Advertisement

Frank Daniel; Oscar Winner Headed U.S. Film Schools

Share

Frantisek “Frank” Daniel, a Czech-born filmmaker who headed four major American film schools, wrote myriad motion picture scripts, books and plays and produced about 40 movies, has died. He was 69.

Daniel, whose “The Shop on Main Street” earned the Academy Award in 1965 for best foreign picture, died Wednesday of a heart attack at his home in Palm Springs.

After studying music, Daniel attended the Moscow Film Institute and then became dean of the Prague film school, FAMU, and headed a prolific Czech film production company.

Advertisement

He fled Czechoslovakia when the Soviet Union invaded in 1968, and took a Ford Foundation position to study film education programs in the United States.

A year later, he was asked to become the first dean of the American Film Institute’s Center for Advanced Study of Motion Pictures. He later co-chaired the film division at New York’s Columbia University, served as artistic director of Robert Redford’s Sundance Institute and, from 1986 until his retirement in 1990, chaired the USC School of Cinema-Television.

Although he firmly espoused film schools as the best route into the industry, Daniel’s candid comments on film curricula and students did not always endear him to others.

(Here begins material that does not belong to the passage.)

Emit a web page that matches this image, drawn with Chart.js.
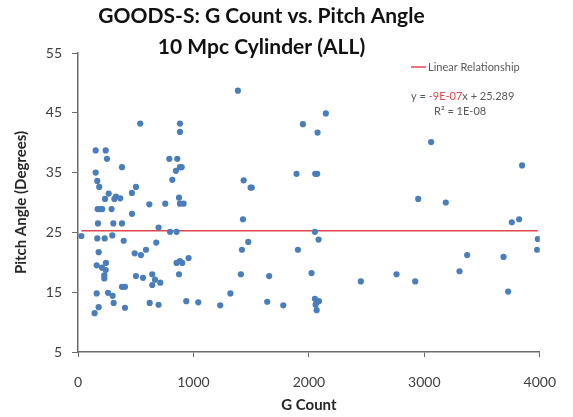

“All schools create people who behave like fools,” he told The Times in 1988. “They have the mentality of servants and want to be seen as great masters. To go through the journeyman training seems too bad or too humiliating.”

Daniel is survived by his wife, Eva; two sons, Michal and Martin; a brother and a grandson.

A memorial service is scheduled for 10 a.m. Wednesday at the USC School of Cinema-Television.